- Objective: Skip the pictures, please, and write out exactly the lines from the opening of the data through the line containing "lw=2.2, zorder=3, clip_on=False)".

* Start Excerpted data *

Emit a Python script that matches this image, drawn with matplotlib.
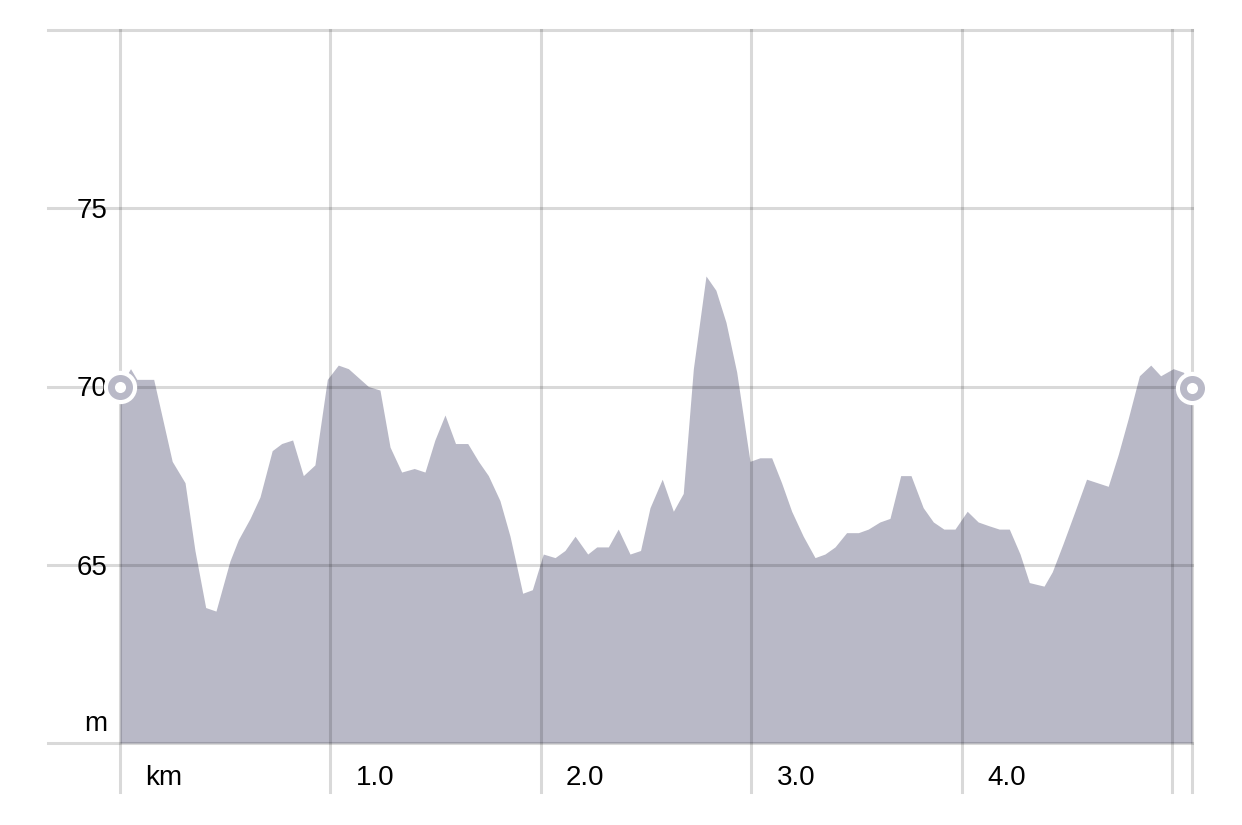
import matplotlib.pyplot as plt
import matplotlib.transforms as mtransforms

plt.rcParams['font.family'] = ['Liberation Sans', 'DejaVu Sans']

# === Elevation profile (distance in km, elevation in m) ===
dist_km = [0.000, 0.050, 0.080, 0.160, 0.248, 0.309, 0.356, 0.407, 0.456, 0.522,
           0.562, 0.618, 0.665, 0.723, 0.768, 0.820, 0.871, 0.926, 0.985, 1.037,
           1.085, 1.180, 1.235, 1.283, 1.338, 1.398, 1.449, 1.496, 1.544, 1.594,
           1.652, 1.703, 1.750, 1.805, 1.853, 1.913, 1.959, 2.011, 2.067, 2.114,
           2.162, 2.222, 2.265, 2.320, 2.367, 2.423, 2.473, 2.518, 2.576, 2.629,
           2.676, 2.724, 2.784, 2.831, 2.879, 2.930, 2.993, 3.040, 3.096, 3.143,
           3.191, 3.246, 3.302, 3.349, 3.397, 3.452, 3.508, 3.555, 3.610, 3.658,
           3.709, 3.758, 3.816, 3.864, 3.914, 3.967, 4.025, 4.077, 4.125, 4.177,
           4.225, 4.276, 4.320, 4.390, 4.429, 4.481, 4.537, 4.592, 4.695, 4.743,
           4.790, 4.843, 4.897, 4.944, 5.004, 5.052, 5.093]
elev_m = [70.0, 70.5, 70.2, 70.2, 67.9, 67.3, 65.4, 63.8, 63.7, 65.1,
          65.7, 66.3, 66.9, 68.2, 68.4, 68.5, 67.5, 67.8, 70.2, 70.6,
          70.5, 70.0, 69.9, 68.3, 67.6, 67.7, 67.6, 68.5, 69.2, 68.4,
          68.4, 67.9, 67.5, 66.8, 65.8, 64.2, 64.3, 65.3, 65.2, 65.4,
          65.8, 65.3, 65.5, 65.5, 66.0, 65.3, 65.4, 66.6, 67.4, 66.5,
          67.0, 70.5, 73.1, 72.7, 71.8, 70.4, 67.9, 68.0, 68.0, 67.3,
          66.5, 65.8, 65.2, 65.3, 65.5, 65.9, 65.9, 66.0, 66.2, 66.3,
          67.5, 67.5, 66.6, 66.2, 66.0, 66.0, 66.5, 66.2, 66.1, 66.0,
          66.0, 65.3, 64.5, 64.4, 64.8, 65.6, 66.5, 67.4, 67.2, 68.1,
          69.1, 70.3, 70.6, 70.3, 70.5, 70.4, 69.95]

y_ticks = [65, 70, 75]
y_grid = [60, 65, 70, 75, 80]
x_ticks = [0, 1, 2, 3, 4]
x_labels = ['km', '1.0', '2.0', '3.0', '4.0']
x_grid = [0, 1, 2, 3, 4, 5]

fill_color = '#b9b9c7'
grid_kw = dict(color='black', alpha=0.15, lw=2.2, zorder=3, clip_on=False)

fig = plt.figure(figsize=(12.42, 8.25), dpi=100)
ax = fig.add_axes([120 / 1242, 1 - 743 / 825, 1072 / 1242, 713 / 825])
ax.set_xlim(0, dist_km[-1])
ax.set_ylim(60, 80)
ax.set_axis_off()

ax.fill_between(dist_km, elev_m, 60, color=fill_color, lw=0, zorder=2)

# grid lines run a bit past the plot area (left and below)
for y in y_grid:
    ax.axhline(y, xmin=-72 / 1072, xmax=1, **grid_kw)
for x in x_grid + [dist_km[-1]]:
    ax.axvline(x, ymin=-49 / 713, ymax=1, **grid_kw)

# y labels, right aligned left of the plot
ytr = mtransforms.offset_copy(ax.get_yaxis_transform(), fig, x=-12, y=-10, units='dots')
for y in y_ticks:
    ax.text(0, y, str(y), transform=ytr, ha='right', va='baseline', fontsize=20, zorder=4)
mtr = mtransforms.offset_copy(ax.get_yaxis_transform(), fig, x=-13, y=12, units='dots')
ax.text(0, 60, 'm', transform=mtr, ha='right', va='baseline', fontsize=20)

# x labels, left aligned right of each grid line
xtr = mtransforms.offset_copy(ax.get_xaxis_transform(), fig, x=25, y=-42, units='dots')
for x, lab in zip(x_ticks, x_labels):
    ax.text(x, 0, lab, transform=xtr, ha='left', va='baseline', fontsize=20)

# start / end markers
ends_x = [dist_km[0], dist_km[-1]]
ends_y = [elev_m[0], elev_m[-1]]
ax.plot(ends_x, ends_y, 'o', ms=24, color='white', mew=0, zorder=6, clip_on=False)
ax.plot(ends_x, ends_y, 'o', ms=18, color=fill_color, mew=0, zorder=7, clip_on=False)
ax.plot(ends_x, ends_y, 'o', ms=8, color='white', mew=0, zorder=8, clip_on=False)

fig.savefig('out.png', dpi=100)
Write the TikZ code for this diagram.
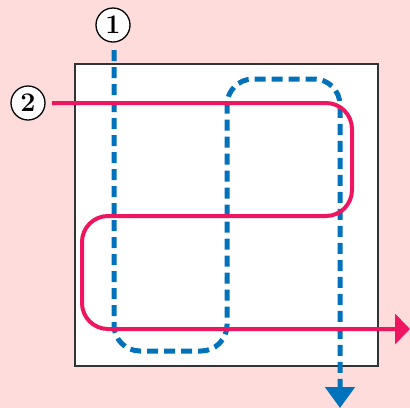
\documentclass[tikz,border=0pt]{standalone}
\usepackage{fontspec}
\usetikzlibrary{arrows.meta}
\definecolor{bgpink}{HTML}{FFDCDC}
\definecolor{linepink}{HTML}{EE1660}
\definecolor{lineblue}{HTML}{0072BC}

\begin{document}
\begin{tikzpicture}[x=1bp, y=-1bp,
    num/.style={draw, circle, fill=white, line width=1.3bp, inner sep=0bp,
                minimum size=34bp, font=\fontsize{27}{27}\selectfont\bfseries}]
            \useasboundingbox (0,0) rectangle (410,408);
            \fill[bgpink] (0,0) rectangle (410,408);
            \draw[fill=white, draw=black!80, line width=1.2bp] (75,64) rectangle (378,366);
            \node[num] (one) at (113,25) {1};
            \node[num] (two) at (28,103) {2};
            \coordinate (bstart) at (114,50);
            \coordinate (bend) at (340,408);
            \coordinate (pstart) at (52,103);
            \coordinate (pend) at (410,329);
            % first route, dashed
            \draw[lineblue, line width=5bp, dash pattern=on 11bp off 6bp, rounded corners=26bp,
                  -{Triangle[length=21bp, width=29bp]}]
                (bstart) -- (114,351) -- (227,351) -- (227,79) -- (340,79) -- (bend);
            % second route
            \draw[linepink, line width=4bp, rounded corners=26bp,
                  -{Triangle[length=15bp, width=30bp]}]
                (pstart) -- (352,103) -- (352,216) -- (82,216) -- (82,329) -- (pend);
        \end{tikzpicture}
\end{document}
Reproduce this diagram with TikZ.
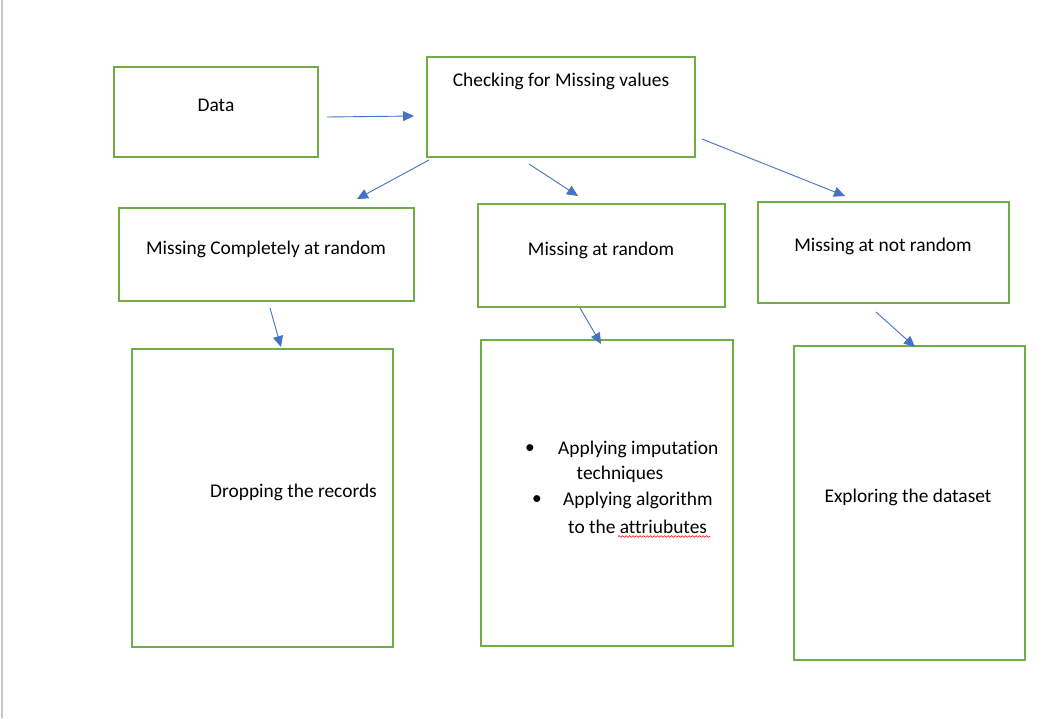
\documentclass[tikz,border=0pt]{standalone}
\usepackage{fontspec}
\setmainfont{Carlito}[Ligatures=NoCommon]
\usetikzlibrary{arrows.meta,decorations.pathmorphing}
\definecolor{boxgreen}{HTML}{70AD47}
\definecolor{arrowblue}{HTML}{4472C4}
\begin{document}
\begin{tikzpicture}[x=1pt,y=-1pt,
  box/.style={draw=boxgreen,line width=2pt,inner sep=0pt},
  lbl/.style={font=\fontsize{19.4}{23}\selectfont,inner sep=0pt,yshift=-1.5pt},
  conn/.style={draw=arrowblue,line width=0.9pt,-{Triangle[length=11pt,width=10pt]}}]
\useasboundingbox[fill=white] (0,0) rectangle (1042,718);
\draw[gray!45,line width=2pt] (1.5,0) -- (1.5,718);
% boxes
\node[box,minimum width=204pt,minimum height=90pt] (data) at (216,112) {};
\node[box,minimum width=268pt,minimum height=100pt] (check) at (561,107) {};
\node[box,minimum width=295pt,minimum height=93pt] (mcar) at (266.5,254.5) {};
\node[box,minimum width=247pt,minimum height=103pt] (mar) at (601.5,255.5) {};
\node[box,minimum width=251pt,minimum height=101pt] (mnar) at (883.5,252.5) {};
\node[box,minimum width=261pt,minimum height=298pt] (drop) at (262.5,498) {};
\node[box,minimum width=252pt,minimum height=306pt] (apply) at (607,493) {};
\node[box,minimum width=231pt,minimum height=314pt] (explore) at (909.5,503) {};
% texts
\node[lbl] (tdata) at (216,104) {Data};
\node[lbl] (tcheck) at (561,80) {Checking for Missing values};
\node[lbl] (tmcar) at (266,248) {Missing Completely at random};
\node[lbl] (tmar) at (601,249) {Missing at random};
\node[lbl] (tmnar) at (883,245) {Missing at not random};
\node[lbl,anchor=west] (tdrop) at (210,491) {Dropping the records};
\node[lbl] (texplore) at (908,496) {Exploring the dataset};
\node[lbl] (b1) at (530,448) {\textbullet};
\node[lbl,anchor=west] (t1) at (558,448) {Applying imputation};
\node[lbl] (t1b) at (620,473) {techniques};
\node[lbl] (b2) at (537,499) {\textbullet};
\node[lbl,anchor=west] (t2) at (563,499) {Applying algorithm};
\node[lbl,anchor=west] (t2b) at (568,525) {to the attriubutes};
\draw[red,line width=0.6pt,decorate,
  decoration={snake,amplitude=0.8pt,segment length=3.5pt}] (618,536.5) -- (710,536.5);
% connector endpoints
\coordinate (a1s) at (327,117); \coordinate (a1e) at (414,116);
\coordinate (a2s) at (429,160); \coordinate (a2e) at (357,199);
\coordinate (a3s) at (529,164); \coordinate (a3e) at (578,196);
\coordinate (a4s) at (702,139); \coordinate (a4e) at (845,196);
\coordinate (a5s) at (270,308); \coordinate (a5e) at (281,347);
\coordinate (a6s) at (580,308); \coordinate (a6e) at (601,344);
\coordinate (a7s) at (876,312); \coordinate (a7e) at (915,347);
\draw[conn] (a1s) -- (a1e);
\draw[conn] (a2s) -- (a2e);
\draw[conn] (a3s) -- (a3e);
\draw[conn] (a4s) -- (a4e);
\draw[conn] (a5s) -- (a5e);
\draw[conn] (a6s) -- (a6e);
\draw[conn] (a7s) -- (a7e);
\end{tikzpicture}
\end{document}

* End Excerpted data *

- Exercise response:
Emit a Python script that matches this image, drawn with matplotlib.
import matplotlib.pyplot as plt
import matplotlib.transforms as mtransforms

plt.rcParams['font.family'] = ['Liberation Sans', 'DejaVu Sans']

# === Elevation profile (distance in km, elevation in m) ===
dist_km = [0.000, 0.050, 0.080, 0.160, 0.248, 0.309, 0.356, 0.407, 0.456, 0.522,
           0.562, 0.618, 0.665, 0.723, 0.768, 0.820, 0.871, 0.926, 0.985, 1.037,
           1.085, 1.180, 1.235, 1.283, 1.338, 1.398, 1.449, 1.496, 1.544, 1.594,
           1.652, 1.703, 1.750, 1.805, 1.853, 1.913, 1.959, 2.011, 2.067, 2.114,
           2.162, 2.222, 2.265, 2.320, 2.367, 2.423, 2.473, 2.518, 2.576, 2.629,
           2.676, 2.724, 2.784, 2.831, 2.879, 2.930, 2.993, 3.040, 3.096, 3.143,
           3.191, 3.246, 3.302, 3.349, 3.397, 3.452, 3.508, 3.555, 3.610, 3.658,
           3.709, 3.758, 3.816, 3.864, 3.914, 3.967, 4.025, 4.077, 4.125, 4.177,
           4.225, 4.276, 4.320, 4.390, 4.429, 4.481, 4.537, 4.592, 4.695, 4.743,
           4.790, 4.843, 4.897, 4.944, 5.004, 5.052, 5.093]
elev_m = [70.0, 70.5, 70.2, 70.2, 67.9, 67.3, 65.4, 63.8, 63.7, 65.1,
          65.7, 66.3, 66.9, 68.2, 68.4, 68.5, 67.5, 67.8, 70.2, 70.6,
          70.5, 70.0, 69.9, 68.3, 67.6, 67.7, 67.6, 68.5, 69.2, 68.4,
          68.4, 67.9, 67.5, 66.8, 65.8, 64.2, 64.3, 65.3, 65.2, 65.4,
          65.8, 65.3, 65.5, 65.5, 66.0, 65.3, 65.4, 66.6, 67.4, 66.5,
          67.0, 70.5, 73.1, 72.7, 71.8, 70.4, 67.9, 68.0, 68.0, 67.3,
          66.5, 65.8, 65.2, 65.3, 65.5, 65.9, 65.9, 66.0, 66.2, 66.3,
          67.5, 67.5, 66.6, 66.2, 66.0, 66.0, 66.5, 66.2, 66.1, 66.0,
          66.0, 65.3, 64.5, 64.4, 64.8, 65.6, 66.5, 67.4, 67.2, 68.1,
          69.1, 70.3, 70.6, 70.3, 70.5, 70.4, 69.95]

y_ticks = [65, 70, 75]
y_grid = [60, 65, 70, 75, 80]
x_ticks = [0, 1, 2, 3, 4]
x_labels = ['km', '1.0', '2.0', '3.0', '4.0']
x_grid = [0, 1, 2, 3, 4, 5]

fill_color = '#b9b9c7'
grid_kw = dict(color='black', alpha=0.15, lw=2.2, zorder=3, clip_on=False)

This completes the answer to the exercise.